O canal de Telegram de outra agência estatal, a RIA Novosti, publicou vídeos que mostram cidadãos comuns a abraçar combatentes do Wagner, aplaudindo, dando vidas e gritando-lhes “Obrigado!”, num cenário de apoio aos mercenários regressados. Peskov assegura que os membros do grupo que não tenham participado na marcha podem voltar aos campos e assinar contratos com o Ministério da Defesa russo.

Na manhã de sábado, uma análise do site independente “Meduza”, que funciona em Riga (Letónia), assinada pelo jornalista Andrei Pertsev, explorava em que medida o Kremlin fora apanhado de surpresa pela fúria de Prigozhin, motivada pelo anúncio feito por Putin, no início do mês, de que para continuar em ação na Ucrânia, as empresas mercenárias teriam de tornar-se prestadores de serviços contratados pelo Ministério da Defesa. Prigozhin afirma que o mesmo foi “‘privatizado’ por indivíduos corruptos e que o grupo Wagner não tem interesse em ‘participar nos seus crimes’”. Recorde-se que ele próprio está acusado de crimes de guerra.

“Fonte próxima do gabinete do Presidente admite que o Kremlin subestimou o problema”, escreve Pertsev. “Falaram disso em reuniões e chegaram à conclusão de que [Prigozhin] é um oportunista ousado que não obedece a regras. Quanto ao risco de insurreição armada, julgavam-no nulo. Pensaram que só um louco se meteria nisso. Mas este parece ser isso mesmo.”

Pertsev refere-se ainda aos perigos de qualquer desenlace: “Os comentadores concordam que o mero facto de o Governo ter permitido que um golpe evoluísse sem obstáculos até ao ponto que alcançou é uma mancha na reputação de Putin, por mais que o seu aparato de segurança tenha acabado por conter os revoltosos. ‘Sinais como este, mesmo antes da campanha presidencial de 2024, não são grande coisa’, afirmou um deles”.

“Outro ponto de consenso entre os mais informados é que, ainda que travada, a insurreição armada suscitará nova onda repressiva no país: ‘Vão apertar os parafusos, mesmo tendo parado Prigozhin tão depressa’, prevê uma fonte”, ainda segundo o jornalista.

Alcoolismo entre dirigentes russos

No dia 16 de junho, a versão inglesa do site “Meduza” publicara a tradução de uma investigação de outro site independente, “Verstka”, sobre o aumento do alcoolismo entre altos funcionários russos, desde a invasão da Ucrânia. Um dos mencionados é Dmitry Medvedev, antigo primeiro-ministro (2012-20) e Presidente a ocupar o lugar em vez de Putin quando a Constituição impedia este de acumular mandatos (2008-12). Há três anos vice-presidente do Conselho de Segurança russo, é conhecido por fazer comentários cada vez mais inflamados no seu canal de Telegram.

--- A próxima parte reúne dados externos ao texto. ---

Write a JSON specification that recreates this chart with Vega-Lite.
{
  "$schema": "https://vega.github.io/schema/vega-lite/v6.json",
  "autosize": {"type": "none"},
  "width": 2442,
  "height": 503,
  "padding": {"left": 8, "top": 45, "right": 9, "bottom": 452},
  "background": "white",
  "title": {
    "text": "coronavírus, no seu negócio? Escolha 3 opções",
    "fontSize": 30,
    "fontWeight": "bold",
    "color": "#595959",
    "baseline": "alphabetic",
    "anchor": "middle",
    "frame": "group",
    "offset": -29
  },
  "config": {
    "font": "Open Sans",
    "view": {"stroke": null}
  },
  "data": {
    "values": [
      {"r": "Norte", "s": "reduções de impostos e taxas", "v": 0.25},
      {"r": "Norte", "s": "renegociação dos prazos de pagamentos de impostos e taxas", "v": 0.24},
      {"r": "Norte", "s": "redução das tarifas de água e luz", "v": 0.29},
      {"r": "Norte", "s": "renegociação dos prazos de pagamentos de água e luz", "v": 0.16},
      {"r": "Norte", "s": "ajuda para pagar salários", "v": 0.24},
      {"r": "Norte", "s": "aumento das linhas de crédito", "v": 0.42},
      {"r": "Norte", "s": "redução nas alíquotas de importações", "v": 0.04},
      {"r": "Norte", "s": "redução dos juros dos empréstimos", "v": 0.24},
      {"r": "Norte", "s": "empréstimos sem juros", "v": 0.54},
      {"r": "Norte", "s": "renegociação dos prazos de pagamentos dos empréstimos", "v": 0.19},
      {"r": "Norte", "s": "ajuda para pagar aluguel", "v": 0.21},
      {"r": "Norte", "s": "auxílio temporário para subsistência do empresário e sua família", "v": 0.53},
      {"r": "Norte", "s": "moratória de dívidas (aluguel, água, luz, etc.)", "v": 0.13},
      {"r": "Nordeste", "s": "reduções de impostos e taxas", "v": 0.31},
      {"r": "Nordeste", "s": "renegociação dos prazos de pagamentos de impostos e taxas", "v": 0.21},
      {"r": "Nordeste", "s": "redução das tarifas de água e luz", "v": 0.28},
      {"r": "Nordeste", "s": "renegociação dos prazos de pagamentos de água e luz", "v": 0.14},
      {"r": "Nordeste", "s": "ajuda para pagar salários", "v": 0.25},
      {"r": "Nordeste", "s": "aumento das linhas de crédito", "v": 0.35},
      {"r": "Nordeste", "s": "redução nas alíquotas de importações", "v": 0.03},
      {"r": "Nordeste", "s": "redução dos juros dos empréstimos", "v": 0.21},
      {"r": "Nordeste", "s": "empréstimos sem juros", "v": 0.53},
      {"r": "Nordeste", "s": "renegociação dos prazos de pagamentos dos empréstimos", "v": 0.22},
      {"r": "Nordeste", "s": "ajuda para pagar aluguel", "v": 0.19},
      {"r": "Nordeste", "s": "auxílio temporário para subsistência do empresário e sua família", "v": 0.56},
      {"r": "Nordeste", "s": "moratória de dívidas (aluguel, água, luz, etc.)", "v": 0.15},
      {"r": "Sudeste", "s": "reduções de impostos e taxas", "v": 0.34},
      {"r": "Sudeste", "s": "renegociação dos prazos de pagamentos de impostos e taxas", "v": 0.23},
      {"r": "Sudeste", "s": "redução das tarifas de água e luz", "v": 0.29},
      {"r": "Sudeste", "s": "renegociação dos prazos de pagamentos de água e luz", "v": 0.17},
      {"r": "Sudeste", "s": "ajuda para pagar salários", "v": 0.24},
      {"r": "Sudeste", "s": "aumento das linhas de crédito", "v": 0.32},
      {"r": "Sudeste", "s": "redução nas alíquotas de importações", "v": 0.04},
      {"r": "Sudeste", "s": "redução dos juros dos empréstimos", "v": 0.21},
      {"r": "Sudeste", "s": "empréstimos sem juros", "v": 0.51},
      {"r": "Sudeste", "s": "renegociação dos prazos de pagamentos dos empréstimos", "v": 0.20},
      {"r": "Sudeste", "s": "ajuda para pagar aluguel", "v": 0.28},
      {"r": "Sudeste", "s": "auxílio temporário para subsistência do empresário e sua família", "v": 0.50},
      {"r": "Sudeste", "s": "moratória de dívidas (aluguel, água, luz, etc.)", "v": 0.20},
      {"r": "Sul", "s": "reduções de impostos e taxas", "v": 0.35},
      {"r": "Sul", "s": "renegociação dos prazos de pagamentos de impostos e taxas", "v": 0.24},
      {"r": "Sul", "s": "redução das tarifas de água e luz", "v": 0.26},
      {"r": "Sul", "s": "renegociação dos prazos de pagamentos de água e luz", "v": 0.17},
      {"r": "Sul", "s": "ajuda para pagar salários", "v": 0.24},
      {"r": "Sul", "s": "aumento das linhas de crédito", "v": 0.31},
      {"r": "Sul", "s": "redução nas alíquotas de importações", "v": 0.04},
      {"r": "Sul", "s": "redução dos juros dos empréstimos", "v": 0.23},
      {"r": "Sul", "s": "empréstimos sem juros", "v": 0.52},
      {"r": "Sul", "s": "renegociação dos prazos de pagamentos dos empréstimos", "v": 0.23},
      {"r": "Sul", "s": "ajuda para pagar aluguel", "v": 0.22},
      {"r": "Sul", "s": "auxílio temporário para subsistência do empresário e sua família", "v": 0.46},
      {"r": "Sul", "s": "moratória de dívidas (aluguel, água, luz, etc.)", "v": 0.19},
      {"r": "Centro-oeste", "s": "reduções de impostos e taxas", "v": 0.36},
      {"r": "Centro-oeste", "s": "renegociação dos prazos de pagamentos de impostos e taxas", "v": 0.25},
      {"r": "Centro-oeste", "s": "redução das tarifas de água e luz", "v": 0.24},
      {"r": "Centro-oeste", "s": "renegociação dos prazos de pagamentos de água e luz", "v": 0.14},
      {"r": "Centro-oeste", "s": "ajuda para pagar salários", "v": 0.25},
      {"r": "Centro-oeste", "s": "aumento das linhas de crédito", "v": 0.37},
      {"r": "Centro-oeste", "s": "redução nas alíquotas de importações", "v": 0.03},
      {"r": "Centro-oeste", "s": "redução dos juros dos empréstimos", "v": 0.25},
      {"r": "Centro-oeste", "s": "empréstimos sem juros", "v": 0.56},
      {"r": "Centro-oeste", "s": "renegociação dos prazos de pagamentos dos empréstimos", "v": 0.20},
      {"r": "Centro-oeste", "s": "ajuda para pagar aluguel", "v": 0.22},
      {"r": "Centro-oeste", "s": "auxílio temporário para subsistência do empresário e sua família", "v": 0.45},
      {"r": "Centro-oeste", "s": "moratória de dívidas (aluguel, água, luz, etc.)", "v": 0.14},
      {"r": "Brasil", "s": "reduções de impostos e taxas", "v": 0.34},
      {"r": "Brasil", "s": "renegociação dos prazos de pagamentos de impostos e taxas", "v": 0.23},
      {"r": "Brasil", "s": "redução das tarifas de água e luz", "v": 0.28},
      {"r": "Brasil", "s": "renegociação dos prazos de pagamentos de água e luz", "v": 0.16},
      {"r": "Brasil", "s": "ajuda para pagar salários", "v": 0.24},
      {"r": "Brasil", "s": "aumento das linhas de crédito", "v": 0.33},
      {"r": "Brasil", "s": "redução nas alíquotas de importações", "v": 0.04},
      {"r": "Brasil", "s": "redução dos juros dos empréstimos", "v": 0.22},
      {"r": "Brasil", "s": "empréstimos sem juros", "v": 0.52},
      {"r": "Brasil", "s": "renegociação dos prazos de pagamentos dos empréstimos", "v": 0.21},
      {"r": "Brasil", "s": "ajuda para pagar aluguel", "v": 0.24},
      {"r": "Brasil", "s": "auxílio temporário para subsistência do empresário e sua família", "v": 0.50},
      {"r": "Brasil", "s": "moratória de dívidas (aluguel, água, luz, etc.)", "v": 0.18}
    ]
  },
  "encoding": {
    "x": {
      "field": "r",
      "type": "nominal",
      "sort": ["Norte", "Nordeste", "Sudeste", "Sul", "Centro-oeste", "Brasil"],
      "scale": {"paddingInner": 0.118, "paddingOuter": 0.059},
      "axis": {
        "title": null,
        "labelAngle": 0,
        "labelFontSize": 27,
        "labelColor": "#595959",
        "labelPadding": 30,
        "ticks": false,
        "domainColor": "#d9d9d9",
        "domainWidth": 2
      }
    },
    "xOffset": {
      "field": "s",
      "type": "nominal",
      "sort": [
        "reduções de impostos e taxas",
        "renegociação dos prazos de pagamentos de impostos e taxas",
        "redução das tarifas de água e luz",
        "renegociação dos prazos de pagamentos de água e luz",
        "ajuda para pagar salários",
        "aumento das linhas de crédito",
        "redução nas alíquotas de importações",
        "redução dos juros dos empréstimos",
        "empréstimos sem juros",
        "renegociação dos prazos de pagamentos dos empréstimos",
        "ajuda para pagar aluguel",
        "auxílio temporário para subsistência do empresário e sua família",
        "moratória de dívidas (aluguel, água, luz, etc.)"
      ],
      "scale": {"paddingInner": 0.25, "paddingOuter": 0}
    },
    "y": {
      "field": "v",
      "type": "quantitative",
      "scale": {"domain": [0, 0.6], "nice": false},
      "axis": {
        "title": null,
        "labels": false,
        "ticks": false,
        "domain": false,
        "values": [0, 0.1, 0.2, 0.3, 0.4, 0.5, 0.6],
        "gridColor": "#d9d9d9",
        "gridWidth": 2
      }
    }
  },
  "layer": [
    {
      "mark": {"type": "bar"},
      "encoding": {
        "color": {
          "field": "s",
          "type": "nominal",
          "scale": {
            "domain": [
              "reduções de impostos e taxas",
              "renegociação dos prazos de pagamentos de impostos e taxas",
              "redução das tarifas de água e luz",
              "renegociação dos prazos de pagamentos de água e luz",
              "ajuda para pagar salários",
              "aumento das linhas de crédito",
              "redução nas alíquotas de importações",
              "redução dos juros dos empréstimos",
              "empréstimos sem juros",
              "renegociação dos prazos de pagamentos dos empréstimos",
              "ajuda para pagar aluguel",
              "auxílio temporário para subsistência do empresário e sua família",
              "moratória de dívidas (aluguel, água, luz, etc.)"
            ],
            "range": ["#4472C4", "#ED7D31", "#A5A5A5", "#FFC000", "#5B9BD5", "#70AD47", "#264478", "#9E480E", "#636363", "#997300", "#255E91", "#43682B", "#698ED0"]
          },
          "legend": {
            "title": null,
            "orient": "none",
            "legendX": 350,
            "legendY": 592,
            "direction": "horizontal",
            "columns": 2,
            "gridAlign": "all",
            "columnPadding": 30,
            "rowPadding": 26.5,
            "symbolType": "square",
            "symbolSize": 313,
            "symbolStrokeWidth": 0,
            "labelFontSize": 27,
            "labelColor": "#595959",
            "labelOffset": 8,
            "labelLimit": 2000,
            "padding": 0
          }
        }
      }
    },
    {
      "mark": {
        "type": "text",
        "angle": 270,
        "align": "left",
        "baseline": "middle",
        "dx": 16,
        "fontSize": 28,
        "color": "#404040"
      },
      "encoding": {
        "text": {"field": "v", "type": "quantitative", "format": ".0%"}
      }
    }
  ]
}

Sábado distribuía culpas: “Agora, o mais importante para vencermos o inimigo externo e o interno, sequiosos de destroçar a nossa pátria, e salvarmos o Estado, é unirmo-nos em torno do Presidente, comandante supremo das forças armadas nacionais. Cisões e traições são a via para a suprema tragédia, a catástrofe universal. Não o permitiremos. O inimigo será derrotado! A vitória será nossa!”

Após o recuo de Prigozhin, falando com jornalistas, Medvedev afirmou que seria muito arriscado “o maior arsenal de armas nucleares” ficar “sob o controlo de bandidos”. Tal deixaria o mundo “à beira da destruição”.

Não é a primeira vez que Medvedev faz ameaças nucleares. Já este mês Putin anunciou que a Rússia ia destacar ogivas nucleares para a Bielorrússia, em reação ao apoio militar ocidental à Ucrânia. Ameaçou usá-las com fins de dissuasão. Vários altos dirigentes russos lançaram tiradas alarmantes, incluindo Sergei Karaganov, chefe do Conselho de Política Externa e de Defesa, num artigo de 14 de junho que explorava a hipótese de ataque preventivo contra o Ocidente.

“O medo da escalada nuclear tem de ser reposto, ou a Humanidade está condenada”, escreve. Sugere, em seguida: “Podemos ter de avisar os compatriotas e todas as pessoas de bem sobre a necessidade de abandonarem as suas casas perto de locais que possam tornar-se alvos de ataques nucleares em países que dão apoio direto ao regime de Kiev. O inimigo tem de saber que estamos dispostos a lançar um ataque preventivo, em retaliação por todas as agressões passadas e presentes, para evitar que deslizemos para uma guerra termonuclear global.”